Der folgende Artikel stammt aus den „Weinviertler Nachrichten“ (Vorgänger der NÖN = „Niederösterreichische Nachrichten“) vom 7. August 1986, Nr. 32.
Vor nahezu 50 Jahren war er ausgewandert:
Joseph Kolb kam aus Kalifornien in seine Weinviertler Heimat auf Besuch
von Gerhard Weisskirchner
BAD PIRAWARTH / GAWEINSTAL. – „Ich fühle mich nach wie vor als Österreicher“, meinte der 83jährige pensionierte Geschäftsmann und US-Bürger Joseph Kolb, der drei Wochen lang auf den Wegen seiner Kindheit, Jugend und frühen Mannesjahren im östlichen Weinviertel ging. Der gebürtige Gaweinstaler war in Pirawarth Kaufmann, bis er 1938 mit seiner Gattin und seinem Sohn die Heimat verlassen mußte.
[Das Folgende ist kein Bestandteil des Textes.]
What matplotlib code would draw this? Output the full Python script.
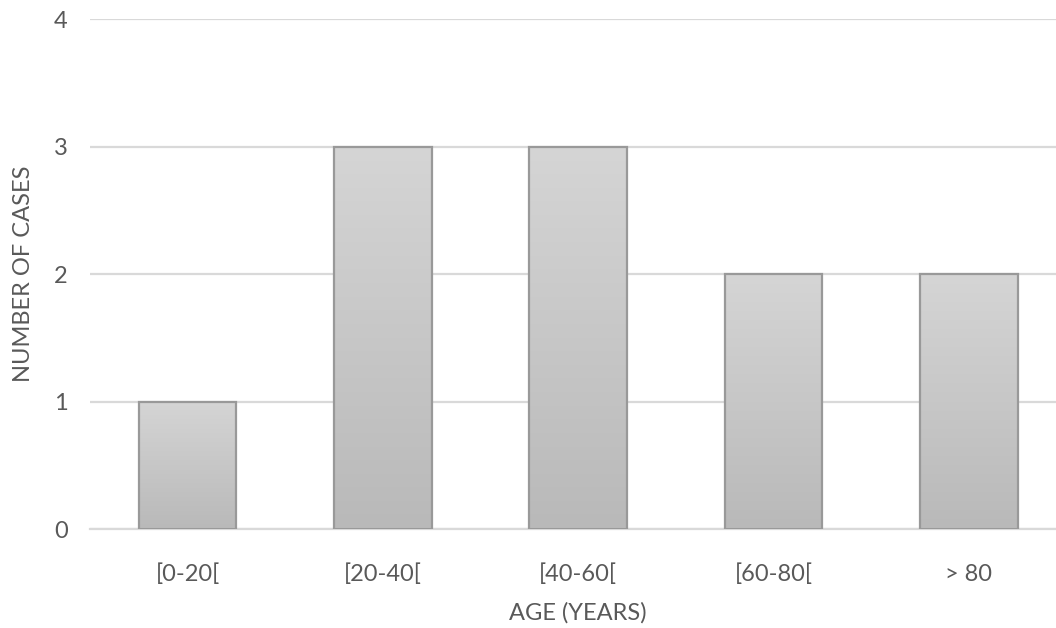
import numpy as np
import matplotlib
matplotlib.use("Agg")
import matplotlib.pyplot as plt
from matplotlib.colors import LinearSegmentedColormap

categories = ["[0-20[", "[20-40[", "[40-60[", "[60-80[", "> 80"]
cases = [1, 3, 3, 2, 2]
y_ticks = [0, 1, 2, 3, 4]

plt.rcParams['font.family'] = ['Lato', 'DejaVu Sans']
text_color = "#595959"
font_size = 17

fig = plt.figure(figsize=(10.56, 6.28), dpi=100)
ax = fig.add_axes([0.0852, 0.1576, 0.9247, 0.8121])

x = np.arange(len(categories))
bars = ax.bar(x, cases, width=0.5, facecolor="none", edgecolor="#999999",
              linewidth=1.6, zorder=3)

# vertical gray gradient inside each bar
grad_cmap = LinearSegmentedColormap.from_list("bargrad", ["#b9b9b9", "#d5d5d5"])
gradient = np.linspace(0, 1, 256).reshape(-1, 1)
for rect in bars:
    x0, y0 = rect.get_x(), rect.get_y()
    w, h = rect.get_width(), rect.get_height()
    im = ax.imshow(gradient, cmap=grad_cmap, aspect="auto", origin="lower",
                   extent=(x0, x0 + w, y0, y0 + h), zorder=2)
    im.set_clip_path(rect)

ax.set_xlim(-0.5, len(categories) - 0.5)
ax.set_ylim(0, 4)
ax.set_yticks(y_ticks)
ax.set_xticks(x)
ax.set_xticklabels(categories)
ax.yaxis.grid(True, color="#d9d9d9", linewidth=1.6, zorder=0)
ax.set_axisbelow(True)
for side in ["top", "right", "left"]:
    ax.spines[side].set_visible(False)
ax.spines["bottom"].set_color("#d9d9d9")
ax.spines["bottom"].set_linewidth(1.6)
ax.tick_params(axis="both", length=0, colors=text_color, labelsize=font_size)
ax.tick_params(axis="x", pad=25)
ax.tick_params(axis="y", pad=16)

ax.set_xlabel("AGE (YEARS)", color=text_color, fontsize=font_size, labelpad=12)
ax.set_ylabel("NUMBER OF CASES", color=text_color, fontsize=font_size, labelpad=14)

fig.savefig("out.png", dpi=100)
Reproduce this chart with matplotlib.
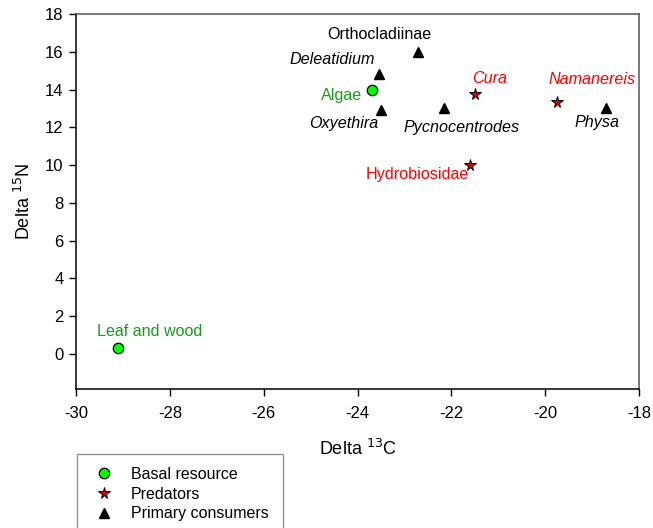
"""Stable isotope biplot (delta 13C vs delta 15N) of a stream food web."""

import matplotlib
matplotlib.use("Agg")
import matplotlib.pyplot as plt
from matplotlib.ticker import MultipleLocator

plt.rcParams['font.family'] = ['Liberation Sans', 'DejaVu Sans']
plt.rcParams['axes.unicode_minus'] = False

# Basal resources
basal_names = ['Leaf and wood', 'Algae']
basal_c = [-29.1, -23.7]
basal_n = [0.3, 14.0]

# Predators
pred_names = ['Cura', 'Namanereis', 'Hydrobiosidae']
pred_c = [-21.5, -19.75, -21.6]
pred_n = [13.75, 13.35, 10.0]

# Primary consumers
prim_names = ['Orthocladiinae', 'Deleatidium', 'Oxyethira', 'Pycnocentrodes', 'Physa']
prim_c = [-22.7, -23.55, -23.5, -22.15, -18.7]
prim_n = [16.0, 14.85, 12.9, 13.0, 13.0]

# label offsets (pixels) and styles
label_style = {
    'Leaf and wood': ((31, 17), 'normal', '#1a9a1a'),
    'Algae': ((-30, -6), 'normal', '#1a9a1a'),
    'Cura': ((15, 16), 'italic', 'red'),
    'Namanereis': ((35, 22), 'italic', 'red'),
    'Hydrobiosidae': ((-53, -9), 'normal', 'red'),
    'Orthocladiinae': ((-39, 17), 'normal', 'black'),
    'Deleatidium': ((-46, 14), 'italic', 'black'),
    'Oxyethira': ((-37, -13), 'italic', 'black'),
    'Pycnocentrodes': ((17, -19), 'italic', 'black'),
    'Physa': ((-9, -14), 'italic', 'black'),
}

fig = plt.figure(figsize=(6.53, 5.28), dpi=100)
ax = fig.add_axes([76 / 653, 1 - 389 / 528, 563 / 653, 375 / 528])

ax.plot(basal_c, basal_n, 'o', ms=7.5, mfc='#00ff00', mec='black', mew=0.9,
        label='Basal resource', zorder=3)
ax.plot(pred_c, pred_n, '*', ms=8.5, mfc='#dd0000', mec='black', mew=0.7,
        label='Predators', zorder=3)
ax.plot(prim_c, prim_n, '^', ms=7, color='black', label='Primary consumers',
        zorder=3)

for names, xs, ys in [(basal_names, basal_c, basal_n),
                      (pred_names, pred_c, pred_n),
                      (prim_names, prim_c, prim_n)]:
    for name, x, y in zip(names, xs, ys):
        off, style, col = label_style[name]
        ax.annotate(name, (x, y), xytext=off, textcoords='offset pixels',
                    ha='center', va='center', fontsize=11.6, fontstyle=style,
                    color=col)

ax.set_xlim(-30, -18)
ax.set_ylim(-1.85, 18)
ax.xaxis.set_major_locator(MultipleLocator(2))
ax.yaxis.set_major_locator(MultipleLocator(2))
ax.tick_params(direction='out', length=5, width=1, labelsize=12)
ax.tick_params(axis='y', pad=4)
ax.tick_params(axis='x', pad=7)

ax.spines['left'].set_linewidth(1.1)
ax.spines['bottom'].set_linewidth(1.1)
for side in ['top', 'right']:
    ax.spines[side].set_color('#555555')
    ax.spines[side].set_linewidth(1.1)

ax.set_xlabel('Delta $^{13}$C', fontsize=13, labelpad=13)
ax.set_ylabel('Delta $^{15}$N', fontsize=13, labelpad=8)

leg = fig.legend(loc='upper left', bbox_to_anchor=(77 / 653, 1 - 454 / 528),
                 frameon=True, fancybox=False, fontsize=11.5, borderpad=0.8,
                 handletextpad=0.9, labelspacing=0.3, handlelength=1.6,
                 borderaxespad=0)
leg.get_frame().set_edgecolor('#777777')
leg.get_frame().set_linewidth(1.0)
# stretch frame a little to the right like the original
leg._legend_box.set_width(180)

fig.savefig('out.png', dpi=100)
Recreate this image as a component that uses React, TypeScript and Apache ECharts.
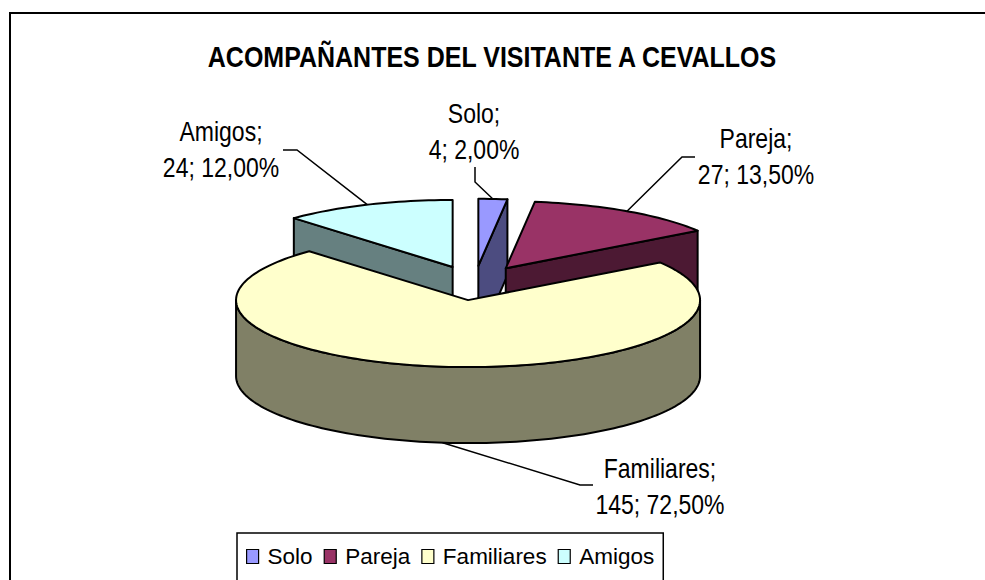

Im Gespräch mit dem alten Herrn mit jugendlichem Aussehen wird eine gute Seite der alten Zeit lebendig: Die Feste und Feiern in der Familie und Gemeinde, der Sabbat, das Pessachfest, Jom Kippur – an diesem Tag dauerte der Gottesdienst in der Mistelbacher Synagoge vom Morgen bis zum Abend – , die Bar Mizwa, bei der der 13jährige Bub vor versammelter Gemeinde den Wochenabschnitt aus der Tora vorlas; der Großvater Albert Kolb, der der Pächter der Kollnbrunner Maut und 19 weitere Mautstellen im Viertel unter dem Manhartsberg war und 104 Jahre alt wurde; die große Toleranz des alten Österreich.
Im Gespräch mit Joseph Kolb erscheint aber auch eine böse Seite einer hoffentlich endgültig alten Zeit. Etliche seiner Geschwister und an die 50 weiteren Verwandten haben den Holocaust nicht überlebt. Auf die Frage, wann er wieder seine Weinviertler Heimatorte besuchen werde, antwortet Herr Kolb spontan: „Am liebsten in drei Monaten.“
Die Verbindung mit seinem Vaterland wird zwischen Österreich und Kalifornien, wo Joseph Kolb bis zu seiner Pensionierung ein Möbelhaus betrieb, nicht nur durch einen regen Briefverkehr mit ehemaligen Nachbarn aufrechterhalten, sondern auch seit Jahren durch Au-pair-Mädchen aus dem Weinviertel, die im Haus der Familie Kolb in den USA Aufnahme finden.